◆ **INSTRUCTION**
Skip the pictures and extract all of the lines exactly as written.

◆ **DATA SEGMENT**
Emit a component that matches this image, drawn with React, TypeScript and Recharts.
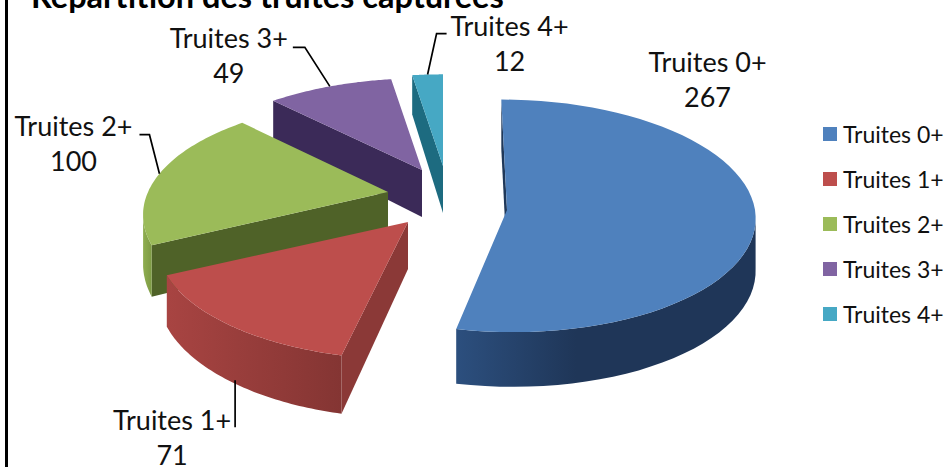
import { Legend, Pie, PieChart } from 'recharts'

const CATEGORIES = ['Truites 0+', 'Truites 1+', 'Truites 2+', 'Truites 3+', 'Truites 4+']
const COUNTS = [267, 71, 100, 49, 12]
const TITLE = 'Répartition des truites capturées'

const FONT = 'Lato, "Open Sans", sans-serif'
const WIDTH = 946
const HEIGHT = 467
const CENTER_X = 430
const CENTER_Y = 190

interface SliceStyle {
  top: string
  side: string
  rim: [string, string]
  rimStop: number
  // how far the slice is pulled out of the pie
  offset: [number, number]
  // fake 3d ellipse: half axes, perspective, lean, wall height
  a: number
  b: number
  p: number
  lean: number
  depth: number
}

const BACK = { a: 245, b: 110, p: 0.2, lean: 0, depth: 47, rimStop: 1 }

const STYLES: Record<string, SliceStyle> = {
  'Truites 0+': {
    top: '#4f81bd',
    side: '#1f3859',
    rim: ['#2c4f7e', '#1f3658'],
    rimStop: 0.4,
    offset: [77, 20],
    a: 248,
    b: 116,
    p: 0.05,
    lean: 6,
    depth: 52,
  },
  'Truites 1+': { ...BACK, top: '#bd4e4c', side: '#8b3937', rim: ['#a84442', '#843533'], offset: [-22, 32] },
  'Truites 2+': { ...BACK, a: 240, top: '#9bbb59', side: '#4f6228', rim: ['#8fae50', '#7d9a44'], offset: [-42, 2] },
  'Truites 3+': { ...BACK, top: '#8064a2', side: '#3b2a58', rim: ['#3b2a58', '#3b2a58'], offset: [-8, -20] },
  'Truites 4+': { ...BACK, top: '#46a8c4', side: '#1d6b80', rim: ['#1d6b80', '#1d6b80'], offset: [13, -24] },
}

// label text and leader line, relative to the point on the rim at mid angle
const LABELS: Record<string, { text: [number, number]; leader: [number, number][]; wall?: boolean }> = {
  'Truites 0+': { text: [-48, -161], leader: [] },
  'Truites 1+': { text: [-56, 39], wall: true, leader: [[7, 0], [7, 47]] },
  'Truites 2+': { text: [-86, -48], leader: [[0, 0], [-10, -39], [-20, -39]] },
  'Truites 3+': { text: [-101, -49], leader: [[0, 0], [-25, -39], [-37, -39]] },
  'Truites 4+': { text: [82, -49], leader: [[0, 0], [9, -41], [19, -41]] },
}

const RAD = Math.PI / 180

// clock angle (0 = top, clockwise) to screen position relative to the slice apex
function project(style: SliceStyle, clock: number): [number, number] {
  const v = -Math.cos(clock * RAD)
  const s = 1 / (1 - style.p * v)
  return [(style.a * Math.sin(clock * RAD) + style.lean * v) * s, style.b * v * s]
}

function wallDepth(style: SliceStyle, clock: number) {
  const v = -Math.cos(clock * RAD)
  return style.depth / (1 - style.p * v)
}

function toPath(points: [number, number][]) {
  return points.map((p, i) => `${i ? 'L' : 'M'}${p[0].toFixed(1)} ${p[1].toFixed(1)}`).join(' ') + ' Z'
}

function Slice3D(props: any) {
  const { cx, cy, startAngle, endAngle, name, index } = props
  const style = STYLES[name]
  const ox = cx + style.offset[0]
  const oy = cy + style.offset[1]
  const from = 90 - endAngle
  const to = 90 - startAngle
  const steps = 60

  const rim: { x: number; y: number; d: number }[] = []
  for (let i = 0; i <= steps; i++) {
    const clock = from + ((to - from) * i) / steps
    const [dx, dy] = project(style, clock)
    rim.push({ x: ox + dx, y: oy + dy, d: wallDepth(style, clock) })
  }

  const topFace: [number, number][] = [[ox, oy], ...rim.map((r) => [r.x, r.y] as [number, number])]

  // walls only show where the outline runs right to left
  const walls: { path: string; fill: string }[] = []
  const first = rim[0]
  if (first.x < ox) {
    walls.push({
      path: toPath([[ox, oy], [first.x, first.y], [first.x, first.y + first.d], [ox, oy + style.depth]]),
      fill: style.side,
    })
  }
  const front = rim.filter((r, i) => (i > 0 && r.x < rim[i - 1].x) || (i < steps && rim[i + 1].x < r.x))
  if (front.length > 1) {
    const upper = front.map((r) => [r.x, r.y] as [number, number])
    const lower = [...front].reverse().map((r) => [r.x, r.y + r.d] as [number, number])
    walls.push({ path: toPath([...upper, ...lower]), fill: `url(#rim-${index})` })
  }

  return (
    <g>
      <defs>
        <linearGradient id={`rim-${index}`} gradientUnits="objectBoundingBox" x1="0" y1="0" x2="1" y2="0">
          <stop offset="0" stopColor={style.rim[0]} />
          <stop offset={style.rimStop} stopColor={style.rim[1]} />
        </linearGradient>
      </defs>
      {walls.map((w) => (
        <path key={w.path} d={w.path} fill={w.fill} />
      ))}
      <path d={toPath(topFace)} fill={style.top} />
    </g>
  )
}

function renderLabel(props: any) {
  const { cx, cy, midAngle, name, value } = props
  const style = STYLES[name]
  const layout = LABELS[name]
  const clock = 90 - midAngle
  const [dx, dy] = project(style, clock)
  const ax = cx + style.offset[0] + dx
  const ay = cy + style.offset[1] + dy + (layout.wall ? wallDepth(style, clock) : 0)
  const tx = ax + layout.text[0]
  const ty = ay + layout.text[1]
  return (
    <g key={name}>
      {layout.leader.length > 0 && (
        <polyline
          points={layout.leader.map((p) => `${ax + p[0]},${ay + p[1]}`).join(' ')}
          fill="none"
          stroke="#000"
          strokeWidth={1.7}
        />
      )}
      <text x={tx} y={ty} textAnchor="middle" dominantBaseline="central" fontFamily={FONT} fontSize={27} fill="#111">
        {name}
      </text>
      <text x={tx} y={ty + 35} textAnchor="middle" dominantBaseline="central" fontFamily={FONT} fontSize={27} fill="#111">
        {value}
      </text>
    </g>
  )
}

function LegendList() {
  return (
    <div style={{ fontFamily: FONT, fontSize: 23, color: '#111' }}>
      {CATEGORIES.map((name) => (
        <div key={name} style={{ display: 'flex', alignItems: 'center', height: 44.8 }}>
          <span style={{ width: 14, height: 14, background: STYLES[name].top, marginRight: 6 }} />
          <span style={{ whiteSpace: 'nowrap' }}>{name}</span>
        </div>
      ))}
    </div>
  )
}

export default function App() {
  // drawn back to front, so the pie runs counter-clockwise from the smallest slice
  const data = CATEGORIES.map((name, i) => ({ name, value: COUNTS[i], fill: STYLES[name].top })).reverse()

  return (
    <div style={{ position: 'absolute', left: 0, top: 0, width: WIDTH, height: HEIGHT, overflow: 'hidden', background: '#fff' }}>
      <div style={{ position: 'absolute', left: 5, top: 0, width: 3, height: HEIGHT, background: '#000' }} />
      <PieChart width={WIDTH} height={HEIGHT} margin={{ top: 0, right: 0, bottom: 0, left: 0 }}>
        <text x={31} y={8} fontFamily={FONT} fontSize={32.5} fontWeight={700} fill="#000">
          {TITLE}
        </text>
        <Pie
          data={data}
          dataKey="value"
          nameKey="name"
          cx={CENTER_X}
          cy={CENTER_Y}
          outerRadius={110}
          startAngle={90}
          endAngle={450}
          shape={Slice3D}
          label={renderLabel}
          labelLine={false}
          stroke="none"
          isAnimationActive={false}
        />
        <Legend
          layout="vertical"
          align="right"
          verticalAlign="top"
          wrapperStyle={{ left: 823, top: 112, width: 130 }}
          content={LegendList}
        />
      </PieChart>
    </div>
  )
}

◆ **WRITTEN SOLUTION**
Emit a component that matches this image, drawn with React, TypeScript and Recharts.
import { Legend, Pie, PieChart } from 'recharts'

const CATEGORIES = ['Truites 0+', 'Truites 1+', 'Truites 2+', 'Truites 3+', 'Truites 4+']
const COUNTS = [267, 71, 100, 49, 12]
const TITLE = 'Répartition des truites capturées'

const FONT = 'Lato, "Open Sans", sans-serif'
const WIDTH = 946
const HEIGHT = 467
const CENTER_X = 430
const CENTER_Y = 190

interface SliceStyle {
  top: string
  side: string
  rim: [string, string]
  rimStop: number
  // how far the slice is pulled out of the pie
  offset: [number, number]
  // fake 3d ellipse: half axes, perspective, lean, wall height
  a: number
  b: number
  p: number
  lean: number
  depth: number
}

const BACK = { a: 245, b: 110, p: 0.2, lean: 0, depth: 47, rimStop: 1 }

const STYLES: Record<string, SliceStyle> = {
  'Truites 0+': {
    top: '#4f81bd',
    side: '#1f3859',
    rim: ['#2c4f7e', '#1f3658'],
    rimStop: 0.4,
    offset: [77, 20],
    a: 248,
    b: 116,
    p: 0.05,
    lean: 6,
    depth: 52,
  },
  'Truites 1+': { ...BACK, top: '#bd4e4c', side: '#8b3937', rim: ['#a84442', '#843533'], offset: [-22, 32] },
  'Truites 2+': { ...BACK, a: 240, top: '#9bbb59', side: '#4f6228', rim: ['#8fae50', '#7d9a44'], offset: [-42, 2] },
  'Truites 3+': { ...BACK, top: '#8064a2', side: '#3b2a58', rim: ['#3b2a58', '#3b2a58'], offset: [-8, -20] },
  'Truites 4+': { ...BACK, top: '#46a8c4', side: '#1d6b80', rim: ['#1d6b80', '#1d6b80'], offset: [13, -24] },
}

// label text and leader line, relative to the point on the rim at mid angle
const LABELS: Record<string, { text: [number, number]; leader: [number, number][]; wall?: boolean }> = {
  'Truites 0+': { text: [-48, -161], leader: [] },
  'Truites 1+': { text: [-56, 39], wall: true, leader: [[7, 0], [7, 47]] },
  'Truites 2+': { text: [-86, -48], leader: [[0, 0], [-10, -39], [-20, -39]] },
  'Truites 3+': { text: [-101, -49], leader: [[0, 0], [-25, -39], [-37, -39]] },
  'Truites 4+': { text: [82, -49], leader: [[0, 0], [9, -41], [19, -41]] },
}

const RAD = Math.PI / 180

// clock angle (0 = top, clockwise) to screen position relative to the slice apex
function project(style: SliceStyle, clock: number): [number, number] {
  const v = -Math.cos(clock * RAD)
  const s = 1 / (1 - style.p * v)
  return [(style.a * Math.sin(clock * RAD) + style.lean * v) * s, style.b * v * s]
}

function wallDepth(style: SliceStyle, clock: number) {
  const v = -Math.cos(clock * RAD)
  return style.depth / (1 - style.p * v)
}

function toPath(points: [number, number][]) {
  return points.map((p, i) => `${i ? 'L' : 'M'}${p[0].toFixed(1)} ${p[1].toFixed(1)}`).join(' ') + ' Z'
}

function Slice3D(props: any) {
  const { cx, cy, startAngle, endAngle, name, index } = props
  const style = STYLES[name]
  const ox = cx + style.offset[0]
  const oy = cy + style.offset[1]
  const from = 90 - endAngle
  const to = 90 - startAngle
  const steps = 60

  const rim: { x: number; y: number; d: number }[] = []
  for (let i = 0; i <= steps; i++) {
    const clock = from + ((to - from) * i) / steps
    const [dx, dy] = project(style, clock)
    rim.push({ x: ox + dx, y: oy + dy, d: wallDepth(style, clock) })
  }

  const topFace: [number, number][] = [[ox, oy], ...rim.map((r) => [r.x, r.y] as [number, number])]

  // walls only show where the outline runs right to left
  const walls: { path: string; fill: string }[] = []
  const first = rim[0]
  if (first.x < ox) {
    walls.push({
      path: toPath([[ox, oy], [first.x, first.y], [first.x, first.y + first.d], [ox, oy + style.depth]]),
      fill: style.side,
    })
  }
  const front = rim.filter((r, i) => (i > 0 && r.x < rim[i - 1].x) || (i < steps && rim[i + 1].x < r.x))
  if (front.length > 1) {
    const upper = front.map((r) => [r.x, r.y] as [number, number])
    const lower = [...front].reverse().map((r) => [r.x, r.y + r.d] as [number, number])
    walls.push({ path: toPath([...upper, ...lower]), fill: `url(#rim-${index})` })
  }

  return (
    <g>
      <defs>
        <linearGradient id={`rim-${index}`} gradientUnits="objectBoundingBox" x1="0" y1="0" x2="1" y2="0">
          <stop offset="0" stopColor={style.rim[0]} />
          <stop offset={style.rimStop} stopColor={style.rim[1]} />
        </linearGradient>
      </defs>
      {walls.map((w) => (
        <path key={w.path} d={w.path} fill={w.fill} />
      ))}
      <path d={toPath(topFace)} fill={style.top} />
    </g>
  )
}

function renderLabel(props: any) {
  const { cx, cy, midAngle, name, value } = props
  const style = STYLES[name]
  const layout = LABELS[name]
  const clock = 90 - midAngle
  const [dx, dy] = project(style, clock)
  const ax = cx + style.offset[0] + dx
  const ay = cy + style.offset[1] + dy + (layout.wall ? wallDepth(style, clock) : 0)
  const tx = ax + layout.text[0]
  const ty = ay + layout.text[1]
  return (
    <g key={name}>
      {layout.leader.length > 0 && (
        <polyline
          points={layout.leader.map((p) => `${ax + p[0]},${ay + p[1]}`).join(' ')}
          fill="none"
          stroke="#000"
          strokeWidth={1.7}
        />
      )}
      <text x={tx} y={ty} textAnchor="middle" dominantBaseline="central" fontFamily={FONT} fontSize={27} fill="#111">
        {name}
      </text>
      <text x={tx} y={ty + 35} textAnchor="middle" dominantBaseline="central" fontFamily={FONT} fontSize={27} fill="#111">
        {value}
      </text>
    </g>
  )
}

function LegendList() {
  return (
    <div style={{ fontFamily: FONT, fontSize: 23, color: '#111' }}>
      {CATEGORIES.map((name) => (
        <div key={name} style={{ display: 'flex', alignItems: 'center', height: 44.8 }}>
          <span style={{ width: 14, height: 14, background: STYLES[name].top, marginRight: 6 }} />
          <span style={{ whiteSpace: 'nowrap' }}>{name}</span>
        </div>
      ))}
    </div>
  )
}

export default function App() {
  // drawn back to front, so the pie runs counter-clockwise from the smallest slice
  const data = CATEGORIES.map((name, i) => ({ name, value: COUNTS[i], fill: STYLES[name].top })).reverse()

  return (
    <div style={{ position: 'absolute', left: 0, top: 0, width: WIDTH, height: HEIGHT, overflow: 'hidden', background: '#fff' }}>
      <div style={{ position: 'absolute', left: 5, top: 0, width: 3, height: HEIGHT, background: '#000' }} />
      <PieChart width={WIDTH} height={HEIGHT} margin={{ top: 0, right: 0, bottom: 0, left: 0 }}>
        <text x={31} y={8} fontFamily={FONT} fontSize={32.5} fontWeight={700} fill="#000">
          {TITLE}
        </text>
        <Pie
          data={data}
          dataKey="value"
          nameKey="name"
          cx={CENTER_X}
          cy={CENTER_Y}
          outerRadius={110}
          startAngle={90}
          endAngle={450}
          shape={Slice3D}
          label={renderLabel}
          labelLine={false}
          stroke="none"
          isAnimationActive={false}
        />
        <Legend
          layout="vertical"
          align="right"
          verticalAlign="top"
          wrapperStyle={{ left: 823, top: 112, width: 130 }}
          content={LegendList}
        />
      </PieChart>
    </div>
  )
}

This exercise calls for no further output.